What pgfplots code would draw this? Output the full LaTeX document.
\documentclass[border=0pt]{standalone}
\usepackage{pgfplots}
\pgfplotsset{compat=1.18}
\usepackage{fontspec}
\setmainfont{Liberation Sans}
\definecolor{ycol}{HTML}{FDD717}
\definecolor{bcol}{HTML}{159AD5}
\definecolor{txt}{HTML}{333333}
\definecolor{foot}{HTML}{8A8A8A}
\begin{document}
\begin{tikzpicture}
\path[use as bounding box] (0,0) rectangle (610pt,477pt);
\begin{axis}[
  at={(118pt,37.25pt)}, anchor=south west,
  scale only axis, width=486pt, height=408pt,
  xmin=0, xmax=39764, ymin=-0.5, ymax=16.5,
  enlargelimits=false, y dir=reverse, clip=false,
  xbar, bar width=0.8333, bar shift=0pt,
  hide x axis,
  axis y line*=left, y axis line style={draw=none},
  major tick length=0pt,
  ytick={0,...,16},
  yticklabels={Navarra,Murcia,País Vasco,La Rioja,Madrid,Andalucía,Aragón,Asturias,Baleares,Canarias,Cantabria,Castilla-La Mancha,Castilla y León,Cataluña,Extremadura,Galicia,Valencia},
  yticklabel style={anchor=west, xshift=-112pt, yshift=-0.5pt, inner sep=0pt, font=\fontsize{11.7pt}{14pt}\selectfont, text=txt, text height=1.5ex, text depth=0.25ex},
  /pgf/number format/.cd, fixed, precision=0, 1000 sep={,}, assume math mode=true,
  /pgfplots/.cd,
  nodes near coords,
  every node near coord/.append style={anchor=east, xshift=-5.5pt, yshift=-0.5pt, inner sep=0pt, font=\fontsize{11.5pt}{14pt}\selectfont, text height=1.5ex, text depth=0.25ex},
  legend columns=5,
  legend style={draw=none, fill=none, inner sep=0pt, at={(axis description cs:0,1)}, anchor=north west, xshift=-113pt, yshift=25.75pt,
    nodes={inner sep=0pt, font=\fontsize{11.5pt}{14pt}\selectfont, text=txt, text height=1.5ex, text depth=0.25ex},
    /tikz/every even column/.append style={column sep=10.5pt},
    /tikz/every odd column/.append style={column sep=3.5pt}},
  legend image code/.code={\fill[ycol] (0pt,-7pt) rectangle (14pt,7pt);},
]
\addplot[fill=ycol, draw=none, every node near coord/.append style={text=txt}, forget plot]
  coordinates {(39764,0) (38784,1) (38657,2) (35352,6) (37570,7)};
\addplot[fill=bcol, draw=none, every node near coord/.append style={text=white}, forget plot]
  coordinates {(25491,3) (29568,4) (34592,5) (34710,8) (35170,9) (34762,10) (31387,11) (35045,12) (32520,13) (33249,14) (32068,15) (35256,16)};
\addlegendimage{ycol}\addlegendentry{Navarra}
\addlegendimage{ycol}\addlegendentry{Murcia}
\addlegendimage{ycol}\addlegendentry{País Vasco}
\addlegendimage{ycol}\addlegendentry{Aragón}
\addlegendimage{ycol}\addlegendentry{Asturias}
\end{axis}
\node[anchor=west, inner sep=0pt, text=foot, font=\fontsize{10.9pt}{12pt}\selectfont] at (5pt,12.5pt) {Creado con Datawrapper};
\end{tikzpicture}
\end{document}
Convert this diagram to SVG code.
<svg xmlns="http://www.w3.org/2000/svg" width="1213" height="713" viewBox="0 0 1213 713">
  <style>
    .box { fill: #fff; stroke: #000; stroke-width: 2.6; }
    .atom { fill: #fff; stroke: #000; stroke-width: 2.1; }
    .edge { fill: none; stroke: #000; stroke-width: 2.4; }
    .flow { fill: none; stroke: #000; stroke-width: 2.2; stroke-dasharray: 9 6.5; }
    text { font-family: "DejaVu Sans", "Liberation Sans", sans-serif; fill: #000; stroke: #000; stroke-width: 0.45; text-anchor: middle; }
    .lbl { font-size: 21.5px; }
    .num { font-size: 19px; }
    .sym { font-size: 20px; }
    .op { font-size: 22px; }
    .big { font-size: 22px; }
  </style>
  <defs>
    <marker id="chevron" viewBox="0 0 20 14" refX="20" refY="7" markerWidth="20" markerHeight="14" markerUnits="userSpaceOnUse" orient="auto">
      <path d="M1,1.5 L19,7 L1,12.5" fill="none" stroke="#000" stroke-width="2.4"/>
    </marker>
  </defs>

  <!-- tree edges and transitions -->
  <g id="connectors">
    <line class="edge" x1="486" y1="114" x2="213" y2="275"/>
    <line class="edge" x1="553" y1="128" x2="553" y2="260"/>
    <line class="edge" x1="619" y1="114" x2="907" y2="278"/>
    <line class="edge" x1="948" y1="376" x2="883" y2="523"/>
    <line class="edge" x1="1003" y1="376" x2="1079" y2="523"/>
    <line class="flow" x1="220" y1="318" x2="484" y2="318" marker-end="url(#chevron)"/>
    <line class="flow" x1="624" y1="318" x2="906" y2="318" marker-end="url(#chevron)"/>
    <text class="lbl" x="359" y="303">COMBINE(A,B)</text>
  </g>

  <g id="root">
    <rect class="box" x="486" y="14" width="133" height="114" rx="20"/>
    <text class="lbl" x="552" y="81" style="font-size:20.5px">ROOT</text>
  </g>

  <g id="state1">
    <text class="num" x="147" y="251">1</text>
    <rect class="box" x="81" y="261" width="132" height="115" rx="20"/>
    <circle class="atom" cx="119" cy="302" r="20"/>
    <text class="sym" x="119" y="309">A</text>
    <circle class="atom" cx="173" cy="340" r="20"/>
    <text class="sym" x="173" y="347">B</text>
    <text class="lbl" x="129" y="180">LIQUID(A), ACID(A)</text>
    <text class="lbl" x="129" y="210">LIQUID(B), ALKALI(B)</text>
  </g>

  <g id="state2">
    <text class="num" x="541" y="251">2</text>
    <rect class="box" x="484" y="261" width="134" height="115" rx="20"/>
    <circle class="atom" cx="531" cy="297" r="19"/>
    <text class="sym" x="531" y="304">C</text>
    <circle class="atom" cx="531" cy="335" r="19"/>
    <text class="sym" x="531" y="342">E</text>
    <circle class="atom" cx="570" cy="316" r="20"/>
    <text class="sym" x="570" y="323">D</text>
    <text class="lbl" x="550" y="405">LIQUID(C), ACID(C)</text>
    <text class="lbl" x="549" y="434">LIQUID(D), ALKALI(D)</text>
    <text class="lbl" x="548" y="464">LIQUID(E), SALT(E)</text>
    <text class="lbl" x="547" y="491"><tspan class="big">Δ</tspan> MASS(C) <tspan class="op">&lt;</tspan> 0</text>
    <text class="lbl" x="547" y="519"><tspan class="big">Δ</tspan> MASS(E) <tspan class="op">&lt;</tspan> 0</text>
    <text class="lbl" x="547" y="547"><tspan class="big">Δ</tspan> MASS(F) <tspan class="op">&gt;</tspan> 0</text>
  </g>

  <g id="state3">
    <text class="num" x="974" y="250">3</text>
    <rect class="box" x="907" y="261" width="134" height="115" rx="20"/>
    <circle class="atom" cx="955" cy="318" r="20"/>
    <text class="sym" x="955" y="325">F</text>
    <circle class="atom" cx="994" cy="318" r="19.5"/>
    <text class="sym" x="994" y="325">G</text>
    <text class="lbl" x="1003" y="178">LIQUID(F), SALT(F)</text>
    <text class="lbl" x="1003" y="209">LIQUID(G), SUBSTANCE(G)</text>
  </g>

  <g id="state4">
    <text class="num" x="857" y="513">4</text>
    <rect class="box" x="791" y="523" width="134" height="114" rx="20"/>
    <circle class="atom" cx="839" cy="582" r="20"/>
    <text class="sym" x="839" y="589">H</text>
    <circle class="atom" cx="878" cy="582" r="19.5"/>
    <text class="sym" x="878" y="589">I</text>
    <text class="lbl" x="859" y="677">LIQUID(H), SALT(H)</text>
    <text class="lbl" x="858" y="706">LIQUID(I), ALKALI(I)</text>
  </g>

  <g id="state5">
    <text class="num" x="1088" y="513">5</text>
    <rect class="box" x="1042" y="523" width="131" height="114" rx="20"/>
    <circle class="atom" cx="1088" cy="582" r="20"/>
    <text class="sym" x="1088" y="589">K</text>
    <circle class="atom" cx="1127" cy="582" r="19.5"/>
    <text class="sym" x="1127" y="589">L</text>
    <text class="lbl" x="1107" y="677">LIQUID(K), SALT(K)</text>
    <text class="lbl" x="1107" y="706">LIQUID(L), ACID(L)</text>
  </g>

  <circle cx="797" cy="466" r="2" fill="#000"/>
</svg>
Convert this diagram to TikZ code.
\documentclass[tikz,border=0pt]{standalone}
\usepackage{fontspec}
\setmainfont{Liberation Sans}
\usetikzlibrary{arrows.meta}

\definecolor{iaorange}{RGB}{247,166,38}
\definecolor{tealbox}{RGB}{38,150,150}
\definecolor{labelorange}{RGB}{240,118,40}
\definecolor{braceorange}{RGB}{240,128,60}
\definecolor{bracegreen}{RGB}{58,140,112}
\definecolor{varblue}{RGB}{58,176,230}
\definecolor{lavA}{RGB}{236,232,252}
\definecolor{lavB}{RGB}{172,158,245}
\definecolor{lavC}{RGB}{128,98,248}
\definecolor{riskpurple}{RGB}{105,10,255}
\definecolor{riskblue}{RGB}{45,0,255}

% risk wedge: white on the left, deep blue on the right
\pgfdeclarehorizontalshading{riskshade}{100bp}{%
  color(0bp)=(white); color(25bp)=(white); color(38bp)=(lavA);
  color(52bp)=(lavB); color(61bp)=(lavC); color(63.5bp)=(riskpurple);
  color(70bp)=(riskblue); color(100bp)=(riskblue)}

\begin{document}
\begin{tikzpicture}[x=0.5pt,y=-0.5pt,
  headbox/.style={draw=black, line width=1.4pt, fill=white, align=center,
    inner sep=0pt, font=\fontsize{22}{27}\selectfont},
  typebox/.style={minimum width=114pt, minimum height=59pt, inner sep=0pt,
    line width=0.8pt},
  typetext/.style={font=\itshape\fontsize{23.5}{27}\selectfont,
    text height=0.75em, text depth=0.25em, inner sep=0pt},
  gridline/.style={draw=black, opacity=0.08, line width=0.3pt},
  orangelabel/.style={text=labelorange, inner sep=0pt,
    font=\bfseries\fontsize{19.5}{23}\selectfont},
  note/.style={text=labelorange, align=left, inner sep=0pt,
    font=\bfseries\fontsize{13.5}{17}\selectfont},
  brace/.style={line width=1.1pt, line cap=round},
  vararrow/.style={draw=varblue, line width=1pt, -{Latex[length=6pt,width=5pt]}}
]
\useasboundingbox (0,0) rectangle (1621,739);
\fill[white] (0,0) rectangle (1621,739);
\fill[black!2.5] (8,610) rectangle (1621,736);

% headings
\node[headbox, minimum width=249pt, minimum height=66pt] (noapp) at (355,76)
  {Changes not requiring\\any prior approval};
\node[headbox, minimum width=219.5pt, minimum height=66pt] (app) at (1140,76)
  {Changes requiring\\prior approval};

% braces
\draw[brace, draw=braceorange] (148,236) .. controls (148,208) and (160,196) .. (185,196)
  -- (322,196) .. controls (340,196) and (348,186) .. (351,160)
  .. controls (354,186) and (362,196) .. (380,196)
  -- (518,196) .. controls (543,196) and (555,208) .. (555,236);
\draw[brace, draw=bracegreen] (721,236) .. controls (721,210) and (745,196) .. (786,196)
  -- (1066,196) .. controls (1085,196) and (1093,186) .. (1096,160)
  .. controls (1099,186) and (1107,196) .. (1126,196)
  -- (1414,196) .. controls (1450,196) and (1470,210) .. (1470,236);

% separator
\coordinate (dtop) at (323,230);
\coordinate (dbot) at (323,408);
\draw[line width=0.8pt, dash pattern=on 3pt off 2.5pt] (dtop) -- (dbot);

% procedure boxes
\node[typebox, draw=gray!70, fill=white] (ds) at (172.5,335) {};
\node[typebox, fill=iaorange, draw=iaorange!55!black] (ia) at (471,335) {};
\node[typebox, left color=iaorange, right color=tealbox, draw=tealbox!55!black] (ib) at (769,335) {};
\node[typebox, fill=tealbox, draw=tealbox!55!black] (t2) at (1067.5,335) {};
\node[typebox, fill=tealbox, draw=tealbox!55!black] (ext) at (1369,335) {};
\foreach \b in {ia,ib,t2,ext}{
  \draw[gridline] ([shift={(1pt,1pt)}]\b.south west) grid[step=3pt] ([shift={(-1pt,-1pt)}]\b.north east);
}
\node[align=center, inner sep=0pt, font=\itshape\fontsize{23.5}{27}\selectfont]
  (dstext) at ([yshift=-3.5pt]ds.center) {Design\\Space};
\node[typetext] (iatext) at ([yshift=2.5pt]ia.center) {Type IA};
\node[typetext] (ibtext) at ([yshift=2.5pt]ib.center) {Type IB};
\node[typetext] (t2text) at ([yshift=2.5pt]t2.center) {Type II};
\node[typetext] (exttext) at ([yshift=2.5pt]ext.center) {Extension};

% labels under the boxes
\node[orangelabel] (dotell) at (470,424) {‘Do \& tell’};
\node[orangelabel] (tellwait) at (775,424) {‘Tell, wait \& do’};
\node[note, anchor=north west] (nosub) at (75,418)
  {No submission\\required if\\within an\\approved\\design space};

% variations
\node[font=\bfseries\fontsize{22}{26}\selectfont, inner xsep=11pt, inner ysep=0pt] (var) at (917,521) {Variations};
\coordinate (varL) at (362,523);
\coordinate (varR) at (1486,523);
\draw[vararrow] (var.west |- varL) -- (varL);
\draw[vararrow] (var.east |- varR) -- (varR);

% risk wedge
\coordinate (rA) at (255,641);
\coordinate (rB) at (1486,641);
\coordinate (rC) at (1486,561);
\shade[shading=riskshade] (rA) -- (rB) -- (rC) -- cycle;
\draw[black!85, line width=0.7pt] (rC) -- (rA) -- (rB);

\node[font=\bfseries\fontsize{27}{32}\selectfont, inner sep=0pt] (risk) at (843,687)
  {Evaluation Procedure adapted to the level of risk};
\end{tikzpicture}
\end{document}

WHAT YOU NEED TO DO
Find all lines with "this" in them and copy each one.

EXERCISE RESULT
What pgfplots code would draw this? Output the full LaTeX document.
Convert this diagram to SVG code.
Convert this diagram to TikZ code.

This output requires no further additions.